DEFINITION:
An ETF is a fund that holds a collection of assets such as stocks or bonds and is traded on an exchange, much like a stock.
WHEN AND WHY IT’S USED:
ETFs are popular because they offer an easy way to gain exposure to a diversified group of assets. Investors use ETFs to track specific indices or sectors without having to purchase each asset individually. Their structure allows for trading flexibility during the day, similar to individual stocks, which makes them attractive for both long-term and short-term strategies.
IMPORTANCE IN COMMUNICATION:
When you discuss ETFs with your financial advisor, you gain a clearer picture of how to achieve broad market exposure with efficiency and lower costs. Understanding the role of ETFs in your portfolio helps you evaluate the trade-offs between active management and passive investment strategies.
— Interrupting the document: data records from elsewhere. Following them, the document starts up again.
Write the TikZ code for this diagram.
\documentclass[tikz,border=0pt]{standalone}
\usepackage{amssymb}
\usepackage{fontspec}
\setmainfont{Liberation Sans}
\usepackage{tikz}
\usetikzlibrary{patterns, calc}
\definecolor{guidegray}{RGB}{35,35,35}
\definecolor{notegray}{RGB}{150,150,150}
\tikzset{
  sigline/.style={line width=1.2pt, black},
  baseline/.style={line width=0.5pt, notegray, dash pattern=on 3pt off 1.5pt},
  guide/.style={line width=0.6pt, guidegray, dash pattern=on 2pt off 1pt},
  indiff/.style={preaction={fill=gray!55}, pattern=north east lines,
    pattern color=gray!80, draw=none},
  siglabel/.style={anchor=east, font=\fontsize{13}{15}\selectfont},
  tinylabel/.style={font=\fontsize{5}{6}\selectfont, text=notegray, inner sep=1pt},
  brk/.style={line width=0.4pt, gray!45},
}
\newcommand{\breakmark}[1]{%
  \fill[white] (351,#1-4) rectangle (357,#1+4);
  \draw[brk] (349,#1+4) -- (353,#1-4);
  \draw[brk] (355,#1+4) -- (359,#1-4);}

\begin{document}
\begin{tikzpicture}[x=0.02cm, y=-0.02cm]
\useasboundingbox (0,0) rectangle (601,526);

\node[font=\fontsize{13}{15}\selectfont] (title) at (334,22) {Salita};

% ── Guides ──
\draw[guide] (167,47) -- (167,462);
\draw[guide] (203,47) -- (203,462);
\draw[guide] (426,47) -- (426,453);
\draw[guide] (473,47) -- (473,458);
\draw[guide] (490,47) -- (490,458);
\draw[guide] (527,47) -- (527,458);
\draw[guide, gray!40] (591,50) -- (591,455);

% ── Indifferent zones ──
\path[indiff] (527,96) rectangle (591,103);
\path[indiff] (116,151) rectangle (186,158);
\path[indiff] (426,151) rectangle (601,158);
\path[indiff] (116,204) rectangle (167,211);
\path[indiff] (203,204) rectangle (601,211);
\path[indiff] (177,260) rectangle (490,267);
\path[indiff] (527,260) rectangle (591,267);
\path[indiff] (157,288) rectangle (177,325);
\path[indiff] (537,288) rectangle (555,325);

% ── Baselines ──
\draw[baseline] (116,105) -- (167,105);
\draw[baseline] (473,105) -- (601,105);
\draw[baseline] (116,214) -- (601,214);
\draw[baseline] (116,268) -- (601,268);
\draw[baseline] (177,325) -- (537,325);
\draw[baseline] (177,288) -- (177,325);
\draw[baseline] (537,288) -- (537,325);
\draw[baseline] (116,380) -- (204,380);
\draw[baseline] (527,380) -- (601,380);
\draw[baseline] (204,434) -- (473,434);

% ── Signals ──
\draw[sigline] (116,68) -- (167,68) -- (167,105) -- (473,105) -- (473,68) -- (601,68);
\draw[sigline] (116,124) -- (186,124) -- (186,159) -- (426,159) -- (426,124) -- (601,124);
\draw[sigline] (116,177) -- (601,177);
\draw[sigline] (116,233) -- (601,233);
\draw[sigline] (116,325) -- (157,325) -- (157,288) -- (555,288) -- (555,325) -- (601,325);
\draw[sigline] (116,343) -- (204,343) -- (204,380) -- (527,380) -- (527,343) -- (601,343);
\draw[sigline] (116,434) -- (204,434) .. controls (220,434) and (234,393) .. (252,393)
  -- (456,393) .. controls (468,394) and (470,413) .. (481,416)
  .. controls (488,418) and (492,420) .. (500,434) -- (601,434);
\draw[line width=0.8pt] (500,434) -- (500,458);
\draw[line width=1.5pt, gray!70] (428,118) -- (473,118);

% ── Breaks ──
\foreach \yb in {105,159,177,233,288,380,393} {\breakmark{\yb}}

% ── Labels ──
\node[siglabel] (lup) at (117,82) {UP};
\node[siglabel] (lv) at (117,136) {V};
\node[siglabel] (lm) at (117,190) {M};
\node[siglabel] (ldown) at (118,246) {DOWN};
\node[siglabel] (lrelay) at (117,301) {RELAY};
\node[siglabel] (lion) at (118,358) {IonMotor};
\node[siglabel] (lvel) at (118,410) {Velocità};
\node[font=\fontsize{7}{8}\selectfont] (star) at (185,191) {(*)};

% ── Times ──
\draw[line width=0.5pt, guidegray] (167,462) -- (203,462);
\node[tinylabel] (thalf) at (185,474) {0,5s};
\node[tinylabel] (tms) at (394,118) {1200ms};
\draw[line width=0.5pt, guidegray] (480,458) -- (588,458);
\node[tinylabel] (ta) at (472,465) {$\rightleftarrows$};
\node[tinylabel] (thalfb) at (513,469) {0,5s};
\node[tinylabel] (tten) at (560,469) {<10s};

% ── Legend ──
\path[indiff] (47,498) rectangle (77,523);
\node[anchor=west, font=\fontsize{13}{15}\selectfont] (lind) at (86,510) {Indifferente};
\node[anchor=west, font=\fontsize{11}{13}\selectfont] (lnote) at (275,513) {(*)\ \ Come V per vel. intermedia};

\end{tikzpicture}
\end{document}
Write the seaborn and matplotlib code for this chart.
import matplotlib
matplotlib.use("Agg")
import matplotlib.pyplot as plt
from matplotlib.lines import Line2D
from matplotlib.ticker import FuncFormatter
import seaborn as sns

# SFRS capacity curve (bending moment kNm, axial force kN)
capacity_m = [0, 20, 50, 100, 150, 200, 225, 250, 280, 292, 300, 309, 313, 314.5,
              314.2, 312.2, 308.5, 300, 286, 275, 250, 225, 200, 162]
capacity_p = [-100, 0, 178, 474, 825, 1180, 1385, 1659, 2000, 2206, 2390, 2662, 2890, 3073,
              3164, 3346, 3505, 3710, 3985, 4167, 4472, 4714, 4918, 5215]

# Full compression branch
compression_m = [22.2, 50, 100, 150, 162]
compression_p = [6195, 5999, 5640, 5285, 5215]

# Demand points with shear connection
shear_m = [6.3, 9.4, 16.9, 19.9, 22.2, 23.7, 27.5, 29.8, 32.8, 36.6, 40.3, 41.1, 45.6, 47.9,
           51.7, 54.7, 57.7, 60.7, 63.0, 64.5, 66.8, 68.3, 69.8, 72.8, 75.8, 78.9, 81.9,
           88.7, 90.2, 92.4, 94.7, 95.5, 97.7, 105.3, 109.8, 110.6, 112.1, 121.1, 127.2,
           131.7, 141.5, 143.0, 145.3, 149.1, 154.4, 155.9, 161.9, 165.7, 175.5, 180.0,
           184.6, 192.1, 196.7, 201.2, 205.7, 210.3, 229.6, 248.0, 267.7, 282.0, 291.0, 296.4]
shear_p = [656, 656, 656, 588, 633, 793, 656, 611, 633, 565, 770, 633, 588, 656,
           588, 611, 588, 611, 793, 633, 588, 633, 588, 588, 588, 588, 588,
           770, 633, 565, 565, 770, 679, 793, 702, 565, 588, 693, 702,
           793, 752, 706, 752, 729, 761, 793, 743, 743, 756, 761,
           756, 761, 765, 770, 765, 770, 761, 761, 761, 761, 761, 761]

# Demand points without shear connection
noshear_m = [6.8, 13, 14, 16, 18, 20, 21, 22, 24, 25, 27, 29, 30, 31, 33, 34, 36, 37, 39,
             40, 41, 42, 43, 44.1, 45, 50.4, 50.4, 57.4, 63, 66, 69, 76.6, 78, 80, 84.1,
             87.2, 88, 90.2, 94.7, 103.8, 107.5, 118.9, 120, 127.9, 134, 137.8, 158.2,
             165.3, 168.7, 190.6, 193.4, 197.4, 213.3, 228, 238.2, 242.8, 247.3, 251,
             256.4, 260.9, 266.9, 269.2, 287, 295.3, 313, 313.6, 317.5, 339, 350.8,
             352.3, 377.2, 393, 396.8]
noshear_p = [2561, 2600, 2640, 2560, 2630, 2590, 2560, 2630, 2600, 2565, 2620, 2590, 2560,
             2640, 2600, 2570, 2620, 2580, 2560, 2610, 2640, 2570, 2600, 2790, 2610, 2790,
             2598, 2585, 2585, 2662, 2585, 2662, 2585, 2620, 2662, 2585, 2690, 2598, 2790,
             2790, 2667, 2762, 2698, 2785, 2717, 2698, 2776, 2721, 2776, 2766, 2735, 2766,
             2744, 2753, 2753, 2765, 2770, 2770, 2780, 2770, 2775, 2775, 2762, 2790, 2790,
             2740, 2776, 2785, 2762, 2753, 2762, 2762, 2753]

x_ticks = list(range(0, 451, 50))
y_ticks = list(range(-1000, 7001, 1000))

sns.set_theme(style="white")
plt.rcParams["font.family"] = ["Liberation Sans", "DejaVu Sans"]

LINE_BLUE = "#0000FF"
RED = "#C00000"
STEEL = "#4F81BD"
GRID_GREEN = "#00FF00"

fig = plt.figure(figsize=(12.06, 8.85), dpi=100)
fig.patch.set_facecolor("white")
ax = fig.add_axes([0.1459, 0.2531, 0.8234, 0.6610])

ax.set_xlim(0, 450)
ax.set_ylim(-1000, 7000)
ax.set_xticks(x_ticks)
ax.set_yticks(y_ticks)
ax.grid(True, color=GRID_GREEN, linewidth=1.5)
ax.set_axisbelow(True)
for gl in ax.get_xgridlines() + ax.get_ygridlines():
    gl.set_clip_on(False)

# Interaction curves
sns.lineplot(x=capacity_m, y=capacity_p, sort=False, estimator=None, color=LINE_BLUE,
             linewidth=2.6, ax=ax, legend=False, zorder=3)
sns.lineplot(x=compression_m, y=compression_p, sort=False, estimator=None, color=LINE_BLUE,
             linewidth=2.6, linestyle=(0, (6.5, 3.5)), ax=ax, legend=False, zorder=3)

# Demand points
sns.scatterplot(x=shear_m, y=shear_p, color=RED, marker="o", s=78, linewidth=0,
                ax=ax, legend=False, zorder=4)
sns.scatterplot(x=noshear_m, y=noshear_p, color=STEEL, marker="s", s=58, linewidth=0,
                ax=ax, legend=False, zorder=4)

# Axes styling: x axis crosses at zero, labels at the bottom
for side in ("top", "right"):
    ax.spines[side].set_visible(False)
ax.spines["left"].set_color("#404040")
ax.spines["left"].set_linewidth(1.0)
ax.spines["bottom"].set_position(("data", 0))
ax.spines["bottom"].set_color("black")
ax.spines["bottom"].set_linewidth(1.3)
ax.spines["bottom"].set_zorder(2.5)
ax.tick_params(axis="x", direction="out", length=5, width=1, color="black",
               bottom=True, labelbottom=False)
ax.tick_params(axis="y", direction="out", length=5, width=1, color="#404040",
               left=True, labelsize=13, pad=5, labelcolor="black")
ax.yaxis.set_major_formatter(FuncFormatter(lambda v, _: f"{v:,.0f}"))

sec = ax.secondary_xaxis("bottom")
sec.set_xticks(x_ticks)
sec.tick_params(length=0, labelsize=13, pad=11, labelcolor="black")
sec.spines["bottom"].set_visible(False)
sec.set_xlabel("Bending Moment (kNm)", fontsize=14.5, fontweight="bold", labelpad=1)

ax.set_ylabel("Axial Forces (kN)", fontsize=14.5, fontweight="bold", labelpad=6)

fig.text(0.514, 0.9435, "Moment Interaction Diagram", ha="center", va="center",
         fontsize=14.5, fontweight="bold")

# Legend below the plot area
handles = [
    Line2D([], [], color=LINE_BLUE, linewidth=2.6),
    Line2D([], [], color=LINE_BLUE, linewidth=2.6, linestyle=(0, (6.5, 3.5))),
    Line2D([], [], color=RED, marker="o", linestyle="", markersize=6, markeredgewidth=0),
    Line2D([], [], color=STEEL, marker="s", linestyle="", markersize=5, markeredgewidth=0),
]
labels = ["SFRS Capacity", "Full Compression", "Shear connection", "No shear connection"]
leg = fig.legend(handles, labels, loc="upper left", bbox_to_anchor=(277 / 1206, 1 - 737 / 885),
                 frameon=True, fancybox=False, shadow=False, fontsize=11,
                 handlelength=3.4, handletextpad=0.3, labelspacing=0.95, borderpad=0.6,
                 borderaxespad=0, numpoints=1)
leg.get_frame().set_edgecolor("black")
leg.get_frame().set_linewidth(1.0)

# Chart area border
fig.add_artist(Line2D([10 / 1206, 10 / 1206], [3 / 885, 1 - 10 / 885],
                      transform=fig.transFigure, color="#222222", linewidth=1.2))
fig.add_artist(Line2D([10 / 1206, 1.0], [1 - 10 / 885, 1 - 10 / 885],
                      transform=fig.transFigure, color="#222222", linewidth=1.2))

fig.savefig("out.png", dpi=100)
This conversation can lead to more informed decisions about cost management and diversification.
Clear communication about ETFs also enables you to ask how these instruments fit into your overall risk profile and investment objectives. With ETFs, you can explore a range of market segments without the complexities of managing individual securities. This open dialogue ensures that your advisor is considering both your financial goals and the practical aspects of liquidity and cost.
EXAMPLES IN COMMUNICATION:
“How do ETFs compare to mutual funds in terms of fees and performance?”
“Could you recommend some ETFs that match my risk profile?”